Once you get more comfortable (an ongoing process) you start to see more. A coral reef is an amazing place. There's really nothing like it on land. A rain forest might have as much diversity, but it's much harder to see and nowhere near as colorful. The backdrop of coral and sponges is an amazing array of shapes and vibrant colors - bright reds, greens, yellows, purples, blues, etc. And the fish are everywhere. Imagine if you were bird watching and you could glance around and see 20 different kinds of brilliantly colored birds all around you in large numbers.
The more you dive, the more you see. Partly that's a result of getting better at the skills. At first it's like you're blundering and crashing noisily through the forest. Not surprisingly, things tend to run away when you do that! But as you get better at moving more smoothly, you don't scare everything away. And once you get better control of your buoyancy you can swim closer to the coral without worrying about crashing into it. Being closer lets you start to see smaller stuff.
The huge range of scale of underwater life was brought home when I was listening to people talk about a fish they had seen. They were describing its shape and color and behavior. Then they mentioned that it was the size of a grain of rice!
Of course, there's also a large factor of luck. On one of the few dives we skipped they saw a manta ray, a rare and exciting sighting. But you also have to notice what's around you. At one point the group was playing paparazzi to a turtle and missed seeing the eagle ray that glided silently by right behind them. That turned out to be the only eagle ray seen during the week.

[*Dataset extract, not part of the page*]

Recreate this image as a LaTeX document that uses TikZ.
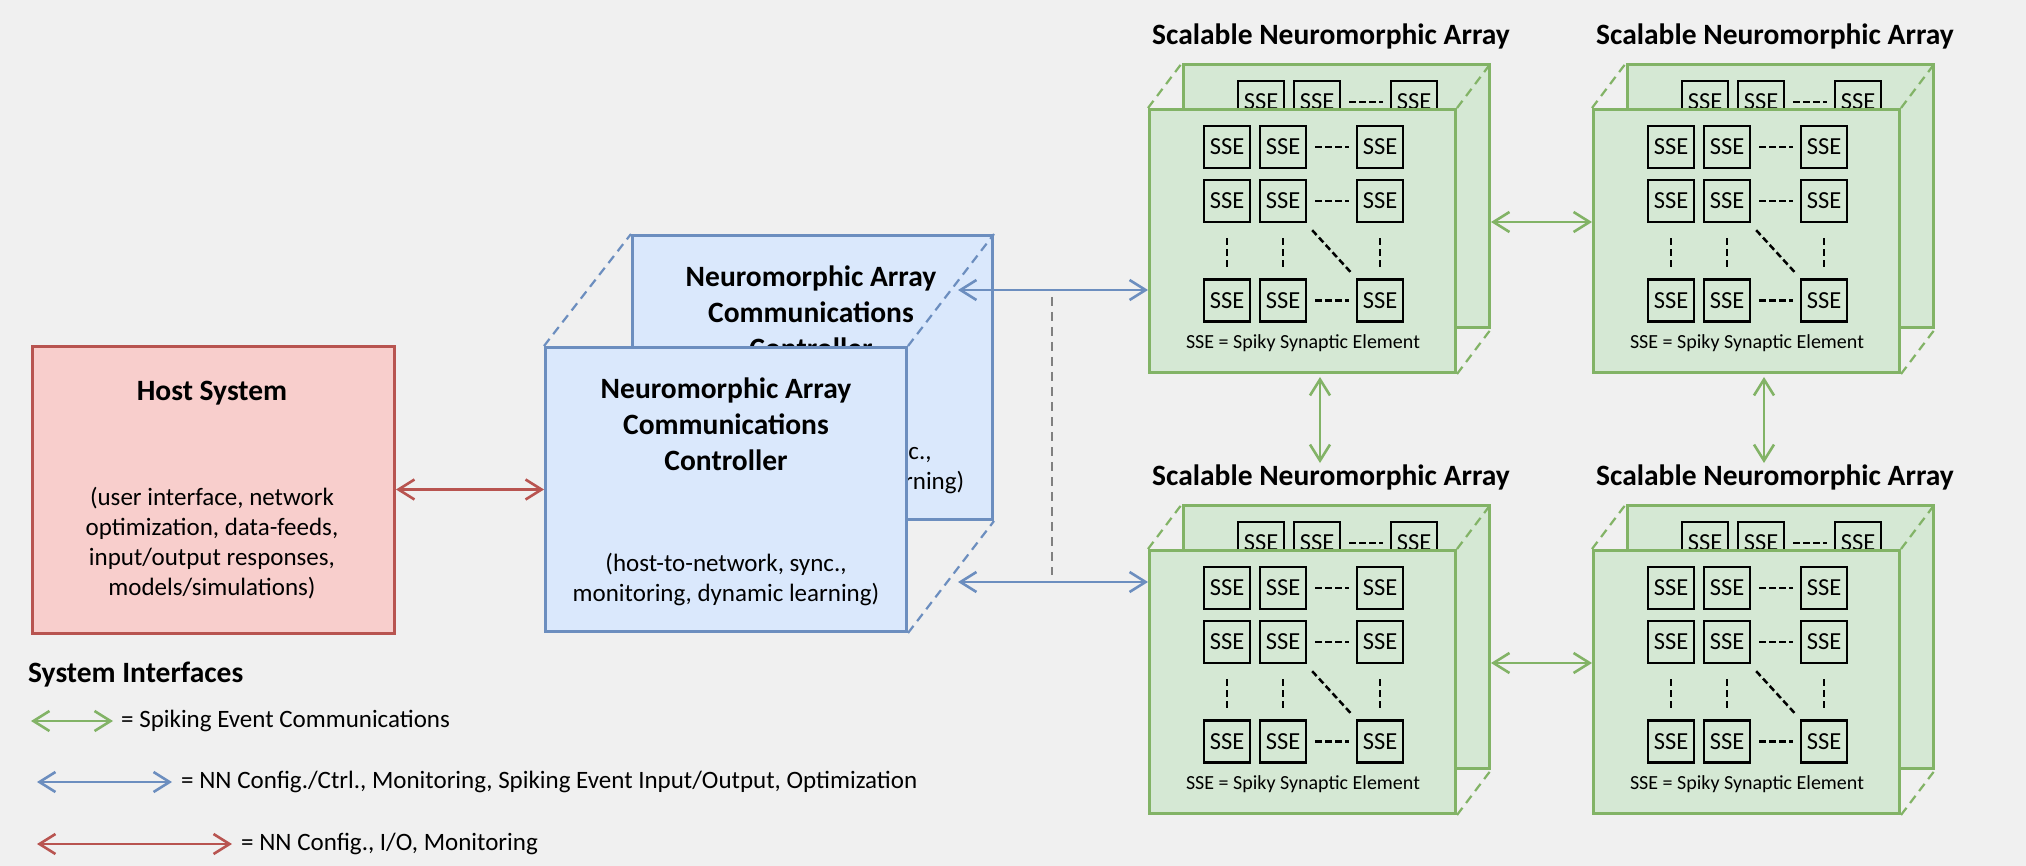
\documentclass[tikz,border=0pt]{standalone}
\usepackage{fontspec}
\setmainfont{Carlito}
\usetikzlibrary{arrows.meta}
\definecolor{bg}{HTML}{F0F0F0}
\definecolor{gfill}{HTML}{D5E8D4}
\definecolor{gline}{HTML}{82B366}
\definecolor{bfill}{HTML}{DAE8FC}
\definecolor{bline}{HTML}{6C8EBF}
\definecolor{rfill}{HTML}{F8CECC}
\definecolor{rline}{HTML}{B85450}
\definecolor{grayd}{HTML}{808080}
\tikzset{
  box/.style={draw, line width=3pt, inner sep=0pt, anchor=north west},
  gbox/.style={box, draw=gline, fill=gfill, minimum width=306pt, minimum height=263pt},
  sse/.style={draw=black, line width=2.4pt, fill=gfill, inner sep=0pt, minimum width=46pt, minimum height=42pt, font=\fontsize{24.5}{28}\selectfont},
  ttl/.style={font=\bfseries\fontsize{29.5}{36}\selectfont, align=center, inner sep=0pt},
  bodytxt/.style={font=\fontsize{25}{30}\selectfont, align=center, inner sep=0pt},
  capt/.style={font=\fontsize{20}{24}\selectfont, inner sep=0pt},
  legtxt/.style={font=\fontsize{25}{30}\selectfont, inner sep=0pt, anchor=west},
  ellip/.style={draw=black, line width=2.5pt, dash pattern=on 6.5pt off 3.5pt},
  vellip/.style={draw=black, line width=2.5pt, dash pattern=on 7pt off 4pt},
  diag/.style={line width=2.2pt, dash pattern=on 9pt off 6pt},
  dblarrow/.style={line width=2.6pt, {Straight Barb[length=16pt,width=20pt]}-{Straight Barb[length=16pt,width=20pt]}},
}
\newcommand\snarray[3]{%
\begin{scope}[shift={(#2,#3)}]
  \node[gbox] (#1b) at (34,-45) {};
  \foreach \cx/\c in {79/1,135/2,232/3}{
    \node[sse] (#1b1\c) at (34+\cx,-45+39) {SSE};
  }
  \draw[ellip] ([xshift=8pt]#1b12.east) -- ([xshift=-7pt]#1b13.west);
  \node[gbox] (#1f) at (0,0) {};
  \draw[diag, gline] (#1f.north west) -- (#1b.north west);
  \draw[diag, gline] (#1f.north east) -- (#1b.north east);
  \draw[diag, gline] (#1f.south east) -- (#1b.south east);
  \foreach \cx/\c in {79/1,135/2,232/3}{
    \foreach \ry/\r in {39/1,93/2,192.5/3}{
      \node[sse] (#1f\r\c) at (\cx,\ry) {SSE};
    }
  }
  \foreach \r in {1,2,3}{
    \draw[ellip] ([xshift=8pt]#1f\r2.east) -- ([xshift=-7pt]#1f\r3.west);
  }
  \foreach \c in {1,2,3}{
    \draw[vellip] ([yshift=-15pt]#1f2\c.south) -- ([yshift=9pt]#1f3\c.north);
  }
  \draw[ellip] ([shift={(5pt,-7pt)}]#1f22.south east) -- ([shift={(-5pt,6pt)}]#1f33.north west);
  \node[capt] (#1cap) at (155,235) {SSE = Spiky Synaptic Element};
  \node[ttl] (#1t) at (183,-72) {Scalable Neuromorphic Array};
\end{scope}}
\begin{document}
\begin{tikzpicture}[x=1pt, y=-1pt]
\fill[bg] (0,0) rectangle (2026,866);
\useasboundingbox (0,0) rectangle (2026,866);

% Host system
\node[box, draw=rline, fill=rfill, minimum width=362pt, minimum height=287pt] (host) at (31,345) {};
\node[ttl] (hostt) at (212,393) {Host System};
\node[bodytxt] (hostb) at (212,543) {(user interface, network\\optimization, data-feeds,\\input/output responses,\\models/simulations)};

% Controller (back)
\node[box, draw=bline, fill=bfill, minimum width=360pt, minimum height=284pt] (ctrlb) at (631,234) {};
\node[ttl] (ctrlbt) at (811,312) {Neuromorphic Array\\Communications\\Controller};
\node[bodytxt] (ctrlbb) at (811,468) {(host-to-network, sync.,\\monitoring, dynamic learning)};
% Controller (front)
\node[box, draw=bline, fill=bfill, minimum width=361pt, minimum height=284pt] (ctrlf) at (544,346) {};
\draw[diag, bline] (ctrlf.north west) -- (ctrlb.north west);
\draw[diag, bline] (ctrlf.north east) -- (ctrlb.north east);
\draw[diag, bline] (ctrlf.south east) -- (ctrlb.south east);
\node[ttl] (ctrlft) at (726,424) {Neuromorphic Array\\Communications\\Controller};
\node[bodytxt] (ctrlfb) at (726,580) {(host-to-network, sync.,\\monitoring, dynamic learning)};

% Arrays
\snarray{TL}{1148}{108}
\snarray{TR}{1592}{108}
\snarray{BL}{1148}{549}
\snarray{BR}{1592}{549}

% Connectors
\draw[dblarrow, rline] (host.east |- ctrlf.west) -- (ctrlf.west);
\coordinate (bt) at (958,290);
\coordinate (bb) at (958,582);
\draw[dblarrow, bline] (bt) -- (TLf.west |- bt);
\draw[dblarrow, bline] (bb) -- (BLf.west |- bb);
\coordinate (gd1) at (1052,297);
\coordinate (gd2) at (1052,575);
\draw[grayd, line width=2.2pt, dash pattern=on 9pt off 6pt] (gd1) -- (gd2);
\coordinate (gh1) at (0,222);
\coordinate (gh2) at (0,663);
\draw[dblarrow, gline] (TLb.east |- gh1) -- (TRf.west |- gh1);
\draw[dblarrow, gline] (BLb.east |- gh2) -- (BRf.west |- gh2);
\coordinate (gv1a) at (1320,377);
\coordinate (gv1b) at (1320,463);
\coordinate (gv2a) at (1764,377);
\coordinate (gv2b) at (1764,463);
\draw[dblarrow, gline] (gv1a) -- (gv1b);
\draw[dblarrow, gline] (gv2a) -- (gv2b);

% Legend
\node[ttl, anchor=west] (legt) at (28,675) {System Interfaces};
\coordinate (lg1) at (31,721); \coordinate (lg2) at (113,721);
\coordinate (lb1) at (37,782); \coordinate (lb2) at (172,782);
\coordinate (lr1) at (37,844); \coordinate (lr2) at (232,844);
\draw[dblarrow, gline] (lg1) -- (lg2);
\draw[dblarrow, bline] (lb1) -- (lb2);
\draw[dblarrow, rline] (lr1) -- (lr2);
\node[legtxt] (lgt) at (121,721) {= Spiking Event Communications};
\node[legtxt] (lbt) at (181,782) {= NN Config./Ctrl., Monitoring, Spiking Event Input/Output, Optimization};
\node[legtxt] (lrt) at (241,844) {= NN Config., I/O, Monitoring};
\end{tikzpicture}
\end{document}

Another example - I swam over to look at a sponge, then noticed that there were some brittle stars on it, and then noticed there was a scorpion fish right beside it. It would have been easy to swim right by thinking it was just another sponge.
Other times you notice something exotic looking and get excited about it, only to subsequently realize that it's everywhere.
This is the first trip where I got good looks and even some photos of the "cleaning stations" where bigger fish go to get "cleaned" by shrimp or smaller fish. It's funny to see a grouper sitting still on the coral with its mouth wide open, and then as you get closer see that there are a bunch of spindly little shrimp scurrying in and out of its mouth and gills. It's a good deal for both of them - the big fish gets its parasites removed, and the shrimp or little fish get to feed (without getting eaten!). Other divers always used to talk about the cleaning stations but I never saw them, no doubt because they swam away when I blundered by.
In the past it was always the dive masters pointing out stuff to us. That still happens (they obviously have way more experience than us) but at least now we also spot stuff on our own. One of the challenges is pointing stuff out to each other or to other people. First you have to get their attention, which isn't easy when you can't just call to them. If you have to swim over to them to grab them, half the time you lose what you were looking at. Things either swim away or simply disappear via their camouflage. And even if you can still find it, it's often hard for the other person to figure out what you're pointing it.
A lot of people get most excited about the sharks. Sharks are amazing creatures, and even when you know they're safe, there's still that undercurrent of fear. But there's so much more to see that's just as interesting and often more colorful and exotic.